*** Source data

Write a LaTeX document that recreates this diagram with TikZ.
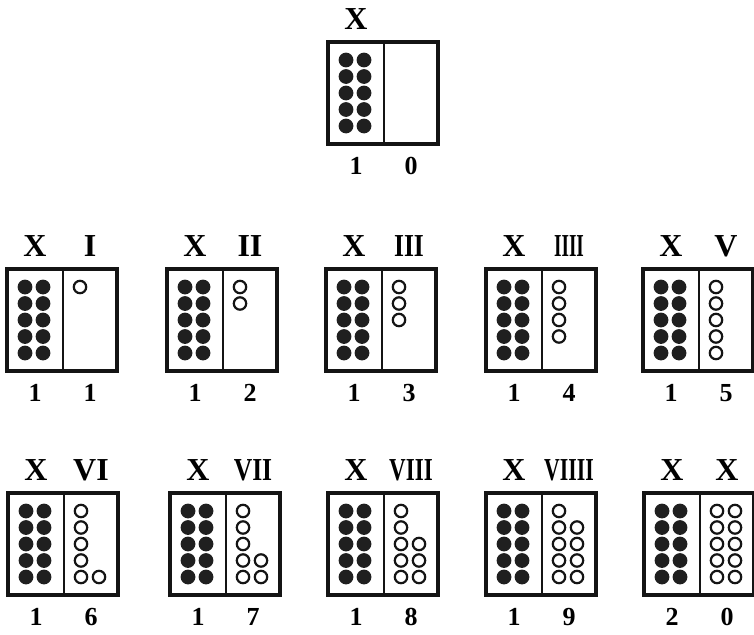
\documentclass[tikz,border=0pt]{standalone}
\usepackage{fontspec}
\setmainfont{Liberation Serif}
\newcommand\cntbox[7]{% name, L, T, lab1, lab2, num1, num2
 \begin{scope}[shift={(#2,#3)}]
  \node[frame] (#1) at (55,51) {};
  \draw[divline] ([xshift=1pt]#1.north) -- ([xshift=1pt]#1.south);
  \foreach \r in {0,...,4} \foreach \c in {18,36} \fill[bead] (\c,18+16.5*\r) circle (7.4);
  \node[roman] (#1-a) at (28,-23) {#4};
  \node[roman] (#1-b) at (83,-23) {#5};
  \node[digit] (#1-c) at (28,124) {#6};
  \node[digit] (#1-d) at (83,124) {#7};
 \end{scope}}
\newcommand\ringset[4]{% L, T, col, rows
 \begin{scope}[shift={(#1,#2)}]
  \foreach \r in {#4} \draw[ring] (73+18*#3,18+16.5*\r) circle (6.2);
 \end{scope}}
\newcommand\narrow[2]{\scalebox{#1}[1]{#2}}
\begin{document}
\begin{tikzpicture}[x=1pt,y=-1pt,
 frame/.style={draw=black!92,line width=3.3pt,minimum width=110pt,minimum height=102pt,inner sep=0pt},
 divline/.style={draw=black!92,line width=2.4pt},
 bead/.style={fill=black!88},
 ring/.style={draw=black!92,line width=2.2pt},
 roman/.style={font=\fontsize{32}{32}\selectfont\bfseries,inner sep=0pt},
 digit/.style={font=\fontsize{26}{26}\selectfont\bfseries,inner sep=0pt}]
\useasboundingbox (0,0) rectangle (754,634);
% top
\cntbox{t}{328}{42}{X}{}{1}{0}
% row 2
\cntbox{a1}{7}{269}{X}{I}{1}{1}
\ringset{7}{269}{0}{0}
\cntbox{a2}{167}{269}{X}{II}{1}{2}
\ringset{167}{269}{0}{0,1}
\cntbox{a3}{326}{269}{X}{\narrow{0.8}{III}}{1}{3}
\ringset{326}{269}{0}{0,1,2}
\cntbox{a4}{486}{269}{X}{\narrow{0.6}{IIII}}{1}{4}
\ringset{486}{269}{0}{0,1,2,3}
\cntbox{a5}{643}{269}{X}{V}{1}{5}
\ringset{643}{269}{0}{0,1,2,3,4}
% row 3
\cntbox{b1}{8}{493}{X}{VI}{1}{6}
\ringset{8}{493}{0}{0,1,2,3,4}
\ringset{8}{493}{1}{4}
\cntbox{b2}{170}{493}{X}{\narrow{0.8}{VII}}{1}{7}
\ringset{170}{493}{0}{0,1,2,3,4}
\ringset{170}{493}{1}{3,4}
\cntbox{b3}{328}{493}{X}{\narrow{0.72}{VIII}}{1}{8}
\ringset{328}{493}{0}{0,1,2,3,4}
\ringset{328}{493}{1}{2,3,4}
\cntbox{b4}{486}{493}{X}{\narrow{0.68}{VIIII}}{1}{9}
\ringset{486}{493}{0}{0,1,2,3,4}
\ringset{486}{493}{1}{1,2,3,4}
\cntbox{b5}{644}{493}{X}{X}{2}{0}
\ringset{644}{493}{0}{0,1,2,3,4}
\ringset{644}{493}{1}{0,1,2,3,4}
\end{tikzpicture}
\end{document}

******

- **The problem**:
The listing above needs to be output again exactly. Don't include the pictures.

- **Result of the task**:
Write a LaTeX document that recreates this diagram with TikZ.
\documentclass[tikz,border=0pt]{standalone}
\usepackage{fontspec}
\setmainfont{Liberation Serif}
\newcommand\cntbox[7]{% name, L, T, lab1, lab2, num1, num2
 \begin{scope}[shift={(#2,#3)}]
  \node[frame] (#1) at (55,51) {};
  \draw[divline] ([xshift=1pt]#1.north) -- ([xshift=1pt]#1.south);
  \foreach \r in {0,...,4} \foreach \c in {18,36} \fill[bead] (\c,18+16.5*\r) circle (7.4);
  \node[roman] (#1-a) at (28,-23) {#4};
  \node[roman] (#1-b) at (83,-23) {#5};
  \node[digit] (#1-c) at (28,124) {#6};
  \node[digit] (#1-d) at (83,124) {#7};
 \end{scope}}
\newcommand\ringset[4]{% L, T, col, rows
 \begin{scope}[shift={(#1,#2)}]
  \foreach \r in {#4} \draw[ring] (73+18*#3,18+16.5*\r) circle (6.2);
 \end{scope}}
\newcommand\narrow[2]{\scalebox{#1}[1]{#2}}
\begin{document}
\begin{tikzpicture}[x=1pt,y=-1pt,
 frame/.style={draw=black!92,line width=3.3pt,minimum width=110pt,minimum height=102pt,inner sep=0pt},
 divline/.style={draw=black!92,line width=2.4pt},
 bead/.style={fill=black!88},
 ring/.style={draw=black!92,line width=2.2pt},
 roman/.style={font=\fontsize{32}{32}\selectfont\bfseries,inner sep=0pt},
 digit/.style={font=\fontsize{26}{26}\selectfont\bfseries,inner sep=0pt}]
\useasboundingbox (0,0) rectangle (754,634);
% top
\cntbox{t}{328}{42}{X}{}{1}{0}
% row 2
\cntbox{a1}{7}{269}{X}{I}{1}{1}
\ringset{7}{269}{0}{0}
\cntbox{a2}{167}{269}{X}{II}{1}{2}
\ringset{167}{269}{0}{0,1}
\cntbox{a3}{326}{269}{X}{\narrow{0.8}{III}}{1}{3}
\ringset{326}{269}{0}{0,1,2}
\cntbox{a4}{486}{269}{X}{\narrow{0.6}{IIII}}{1}{4}
\ringset{486}{269}{0}{0,1,2,3}
\cntbox{a5}{643}{269}{X}{V}{1}{5}
\ringset{643}{269}{0}{0,1,2,3,4}
% row 3
\cntbox{b1}{8}{493}{X}{VI}{1}{6}
\ringset{8}{493}{0}{0,1,2,3,4}
\ringset{8}{493}{1}{4}
\cntbox{b2}{170}{493}{X}{\narrow{0.8}{VII}}{1}{7}
\ringset{170}{493}{0}{0,1,2,3,4}
\ringset{170}{493}{1}{3,4}
\cntbox{b3}{328}{493}{X}{\narrow{0.72}{VIII}}{1}{8}
\ringset{328}{493}{0}{0,1,2,3,4}
\ringset{328}{493}{1}{2,3,4}
\cntbox{b4}{486}{493}{X}{\narrow{0.68}{VIIII}}{1}{9}
\ringset{486}{493}{0}{0,1,2,3,4}
\ringset{486}{493}{1}{1,2,3,4}
\cntbox{b5}{644}{493}{X}{X}{2}{0}
\ringset{644}{493}{0}{0,1,2,3,4}
\ringset{644}{493}{1}{0,1,2,3,4}
\end{tikzpicture}
\end{document}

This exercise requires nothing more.